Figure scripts
-- Start --

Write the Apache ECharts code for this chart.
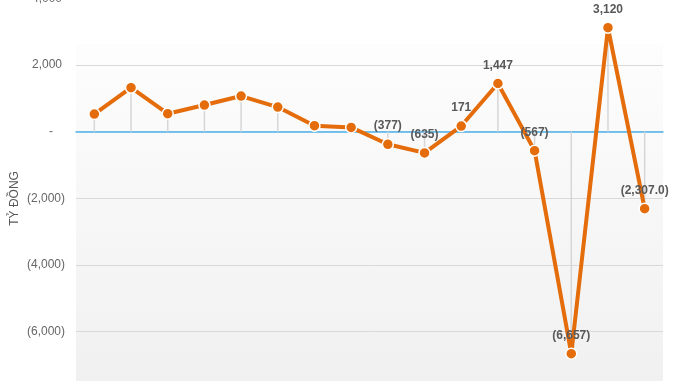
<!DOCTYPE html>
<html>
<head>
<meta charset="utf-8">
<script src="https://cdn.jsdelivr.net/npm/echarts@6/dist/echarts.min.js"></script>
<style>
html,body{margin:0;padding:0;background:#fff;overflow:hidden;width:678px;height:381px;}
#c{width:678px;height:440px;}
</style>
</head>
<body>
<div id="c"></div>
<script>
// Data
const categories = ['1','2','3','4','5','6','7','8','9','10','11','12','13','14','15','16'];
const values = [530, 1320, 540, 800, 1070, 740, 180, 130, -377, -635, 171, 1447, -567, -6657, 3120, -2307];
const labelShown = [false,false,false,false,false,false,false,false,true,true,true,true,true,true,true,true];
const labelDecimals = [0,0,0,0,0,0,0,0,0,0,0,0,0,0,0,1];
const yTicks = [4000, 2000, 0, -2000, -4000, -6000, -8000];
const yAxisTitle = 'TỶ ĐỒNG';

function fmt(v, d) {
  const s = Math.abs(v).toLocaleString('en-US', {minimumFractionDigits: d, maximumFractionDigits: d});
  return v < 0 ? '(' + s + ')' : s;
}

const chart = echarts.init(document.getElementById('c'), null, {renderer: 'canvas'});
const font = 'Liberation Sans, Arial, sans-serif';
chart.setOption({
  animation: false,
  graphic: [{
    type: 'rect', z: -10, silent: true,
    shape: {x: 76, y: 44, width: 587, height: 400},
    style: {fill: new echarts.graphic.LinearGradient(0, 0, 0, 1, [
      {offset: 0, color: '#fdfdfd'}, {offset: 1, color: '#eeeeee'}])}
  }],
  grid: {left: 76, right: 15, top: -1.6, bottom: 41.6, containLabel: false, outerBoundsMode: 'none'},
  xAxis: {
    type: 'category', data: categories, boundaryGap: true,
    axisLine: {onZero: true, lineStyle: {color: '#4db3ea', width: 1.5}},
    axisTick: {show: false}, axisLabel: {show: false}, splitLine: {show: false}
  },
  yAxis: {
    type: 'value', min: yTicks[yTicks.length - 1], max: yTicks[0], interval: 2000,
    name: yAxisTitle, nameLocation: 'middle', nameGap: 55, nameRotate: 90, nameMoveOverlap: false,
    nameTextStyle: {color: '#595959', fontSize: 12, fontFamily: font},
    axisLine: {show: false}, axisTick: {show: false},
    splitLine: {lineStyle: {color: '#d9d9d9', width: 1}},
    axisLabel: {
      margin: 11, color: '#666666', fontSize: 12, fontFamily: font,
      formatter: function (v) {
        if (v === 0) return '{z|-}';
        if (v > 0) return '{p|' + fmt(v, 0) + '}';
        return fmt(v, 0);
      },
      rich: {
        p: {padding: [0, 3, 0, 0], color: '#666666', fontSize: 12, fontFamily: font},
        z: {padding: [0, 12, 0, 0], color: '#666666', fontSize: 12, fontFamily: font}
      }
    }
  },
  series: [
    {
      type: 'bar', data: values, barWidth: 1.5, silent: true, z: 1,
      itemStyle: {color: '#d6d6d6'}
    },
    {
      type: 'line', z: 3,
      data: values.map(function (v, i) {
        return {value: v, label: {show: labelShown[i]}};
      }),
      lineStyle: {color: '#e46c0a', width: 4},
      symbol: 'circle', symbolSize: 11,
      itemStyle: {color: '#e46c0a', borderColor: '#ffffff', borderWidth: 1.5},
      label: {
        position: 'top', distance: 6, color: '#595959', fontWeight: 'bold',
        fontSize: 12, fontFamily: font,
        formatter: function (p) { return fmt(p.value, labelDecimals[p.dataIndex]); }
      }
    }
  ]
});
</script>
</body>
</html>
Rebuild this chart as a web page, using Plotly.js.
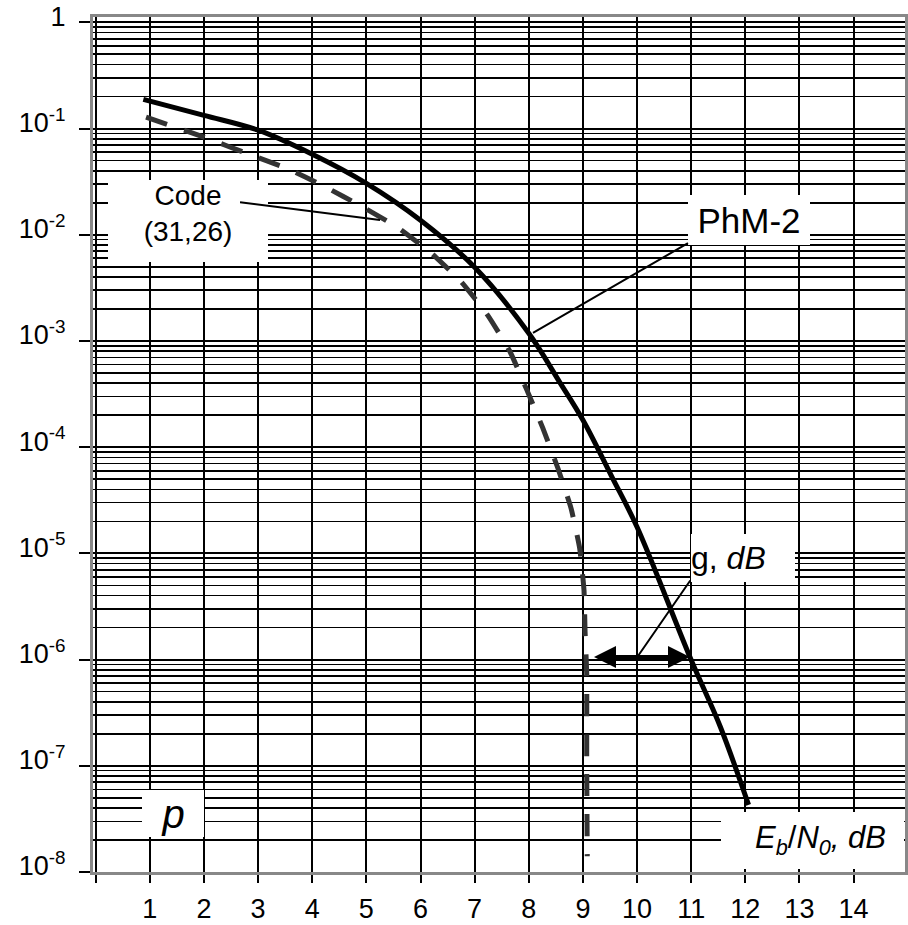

-- End --

Problem to solve: Every record above must be given again exactly; drop the pictures.

Result of this exercise:
Write the Apache ECharts code for this chart.
<!DOCTYPE html>
<html>
<head>
<meta charset="utf-8">
<script src="https://cdn.jsdelivr.net/npm/echarts@6/dist/echarts.min.js"></script>
<style>
html,body{margin:0;padding:0;background:#fff;overflow:hidden;width:678px;height:381px;}
#c{width:678px;height:440px;}
</style>
</head>
<body>
<div id="c"></div>
<script>
// Data
const categories = ['1','2','3','4','5','6','7','8','9','10','11','12','13','14','15','16'];
const values = [530, 1320, 540, 800, 1070, 740, 180, 130, -377, -635, 171, 1447, -567, -6657, 3120, -2307];
const labelShown = [false,false,false,false,false,false,false,false,true,true,true,true,true,true,true,true];
const labelDecimals = [0,0,0,0,0,0,0,0,0,0,0,0,0,0,0,1];
const yTicks = [4000, 2000, 0, -2000, -4000, -6000, -8000];
const yAxisTitle = 'TỶ ĐỒNG';

function fmt(v, d) {
  const s = Math.abs(v).toLocaleString('en-US', {minimumFractionDigits: d, maximumFractionDigits: d});
  return v < 0 ? '(' + s + ')' : s;
}

const chart = echarts.init(document.getElementById('c'), null, {renderer: 'canvas'});
const font = 'Liberation Sans, Arial, sans-serif';
chart.setOption({
  animation: false,
  graphic: [{
    type: 'rect', z: -10, silent: true,
    shape: {x: 76, y: 44, width: 587, height: 400},
    style: {fill: new echarts.graphic.LinearGradient(0, 0, 0, 1, [
      {offset: 0, color: '#fdfdfd'}, {offset: 1, color: '#eeeeee'}])}
  }],
  grid: {left: 76, right: 15, top: -1.6, bottom: 41.6, containLabel: false, outerBoundsMode: 'none'},
  xAxis: {
    type: 'category', data: categories, boundaryGap: true,
    axisLine: {onZero: true, lineStyle: {color: '#4db3ea', width: 1.5}},
    axisTick: {show: false}, axisLabel: {show: false}, splitLine: {show: false}
  },
  yAxis: {
    type: 'value', min: yTicks[yTicks.length - 1], max: yTicks[0], interval: 2000,
    name: yAxisTitle, nameLocation: 'middle', nameGap: 55, nameRotate: 90, nameMoveOverlap: false,
    nameTextStyle: {color: '#595959', fontSize: 12, fontFamily: font},
    axisLine: {show: false}, axisTick: {show: false},
    splitLine: {lineStyle: {color: '#d9d9d9', width: 1}},
    axisLabel: {
      margin: 11, color: '#666666', fontSize: 12, fontFamily: font,
      formatter: function (v) {
        if (v === 0) return '{z|-}';
        if (v > 0) return '{p|' + fmt(v, 0) + '}';
        return fmt(v, 0);
      },
      rich: {
        p: {padding: [0, 3, 0, 0], color: '#666666', fontSize: 12, fontFamily: font},
        z: {padding: [0, 12, 0, 0], color: '#666666', fontSize: 12, fontFamily: font}
      }
    }
  },
  series: [
    {
      type: 'bar', data: values, barWidth: 1.5, silent: true, z: 1,
      itemStyle: {color: '#d6d6d6'}
    },
    {
      type: 'line', z: 3,
      data: values.map(function (v, i) {
        return {value: v, label: {show: labelShown[i]}};
      }),
      lineStyle: {color: '#e46c0a', width: 4},
      symbol: 'circle', symbolSize: 11,
      itemStyle: {color: '#e46c0a', borderColor: '#ffffff', borderWidth: 1.5},
      label: {
        position: 'top', distance: 6, color: '#595959', fontWeight: 'bold',
        fontSize: 12, fontFamily: font,
        formatter: function (p) { return fmt(p.value, labelDecimals[p.dataIndex]); }
      }
    }
  ]
});
</script>
</body>
</html>
Rebuild this chart as a web page, using Plotly.js.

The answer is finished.